Econometrics and statistics package

Shazam is a comprehensive econometrics and statistics package for estimating, testing, simulating and forecasting many types of econometrics and statistical models. SHAZAM was originally created in 1977 by Kenneth White.

==Data management==
All SHAZAM editions read and write both fixed and free format text formats using the READ and FORMAT statements. Data can be stored by observation (row) or by variable (column) with or without variable names. Through the supplied Windows Environment formats such as comma-separated values (CSV), Microsoft Excel (both XLS and XLSX) may also be read and written.

SHAZAM Professional Edition contains comprehensive data import capabilities through its Data Connector and SQL editor allowing the import of machine data source such as tab, space or comma separated text formats, other file-based proprietary binary formats (including various Microsoft Excel formats) as well as Microsoft Access or any other LAN, WAN or internet data source for which the user has a driver on their system.

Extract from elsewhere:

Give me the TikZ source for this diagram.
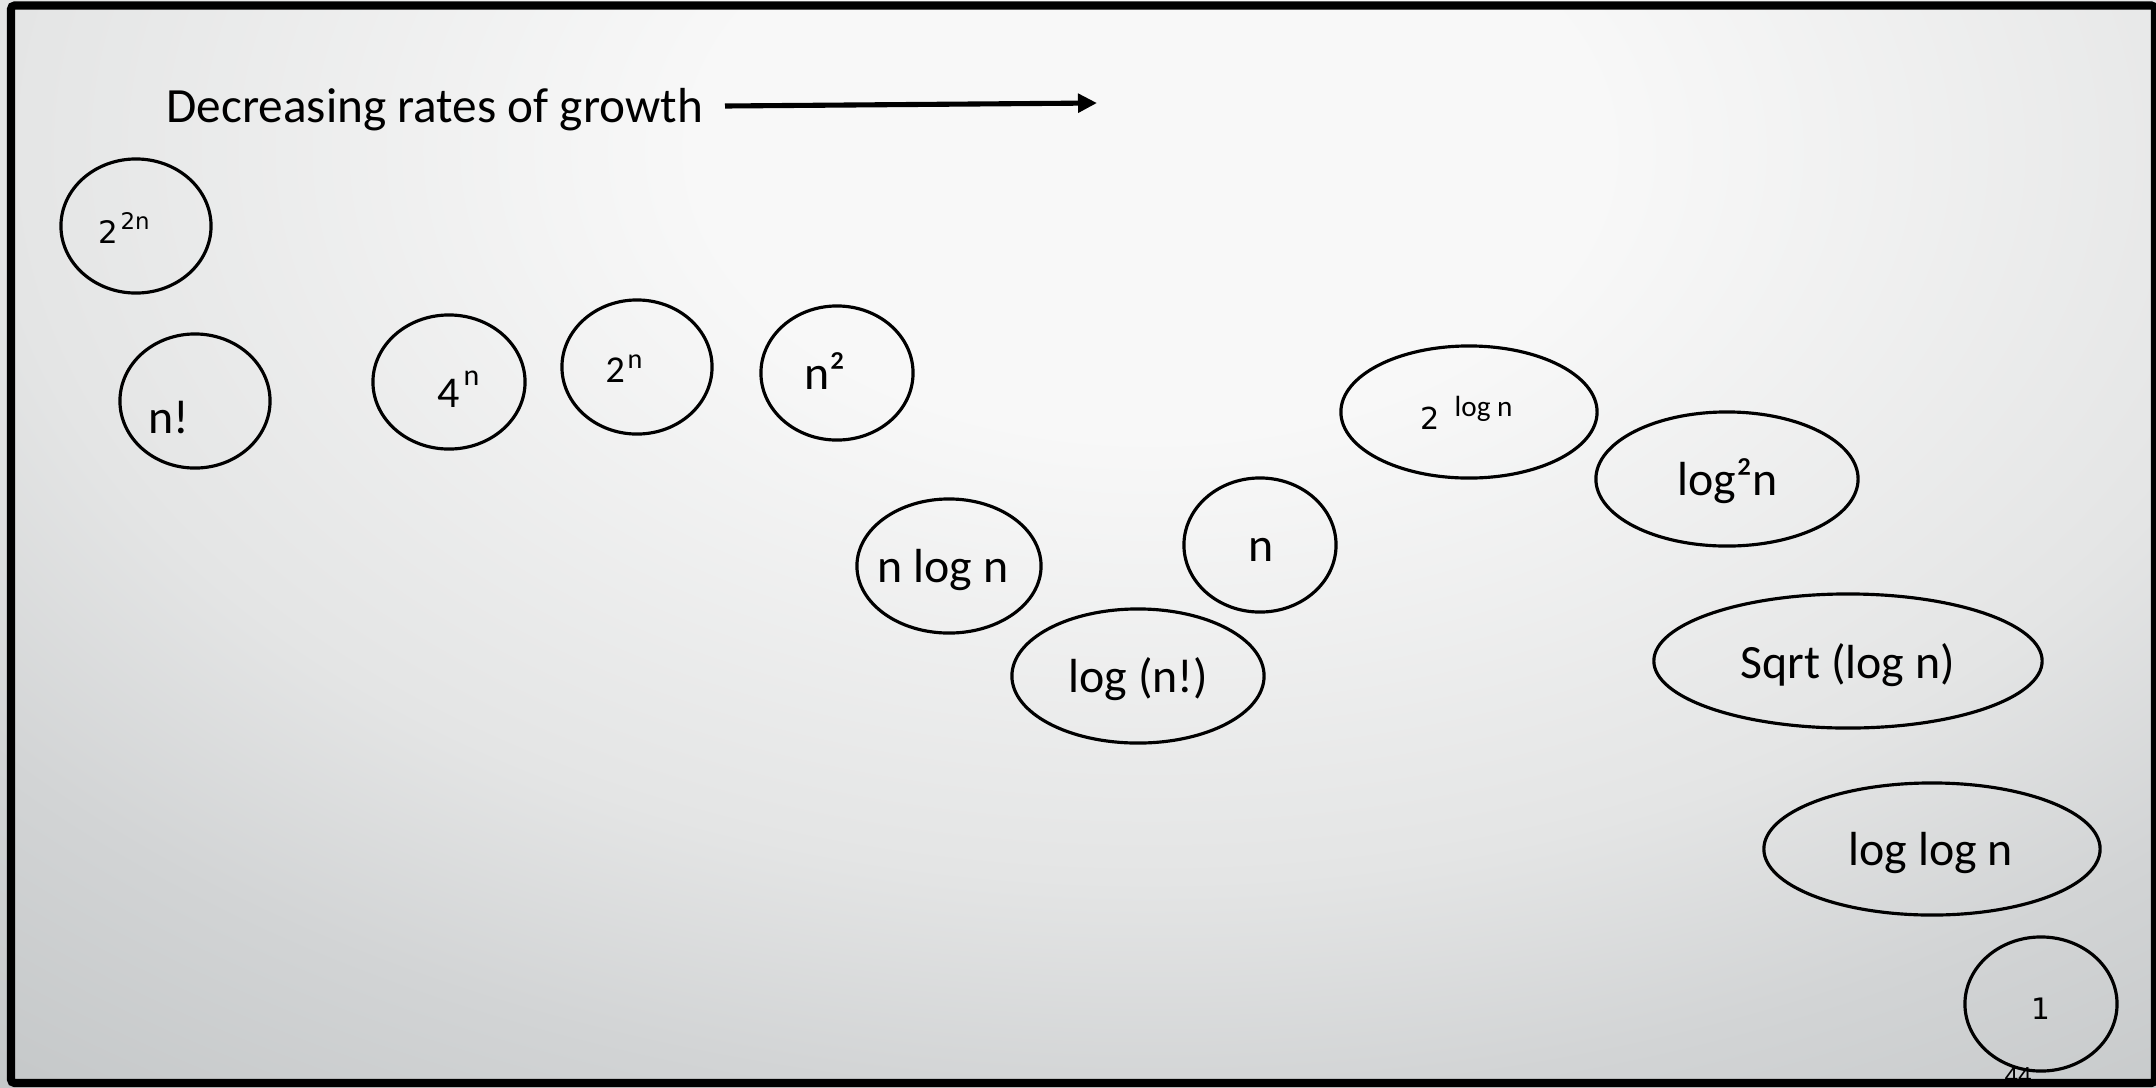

In addition SHAZAM can import data from Database Management Systems (DBMS) and SHAZAM ships with drivers for most common data Database Management Systems.

==Extensibility==
SHAZAM is extensible through the development of SHAZAM Procedures that can be included or reused in SHAZAM command files. Numerous SHAZAM Procedures have been written and are available from the SHAZAM Website or from many sites throughout the internet.

==Editions==
SHAZAM is currently available in four editions. SHAZAM Command Line Edition (SHAZAMD and SHAZAMQ) are text user interface versions that allow batch processing. They operate in double and quad precisions. SHAZAM Standard Edition (SHAZAMW) adds a native Windows application that incorporates a multiple document interface (MDI) interface including command, data, matrix, graph editors and a Workspace viewer along with integrated online help, samples and examples. SHAZAM Professional Edition (SHAZAMP) adds menu and wizard driven facilities for executing SHAZAM techniques, a data connector with SQL editor as well as an integrated debugger.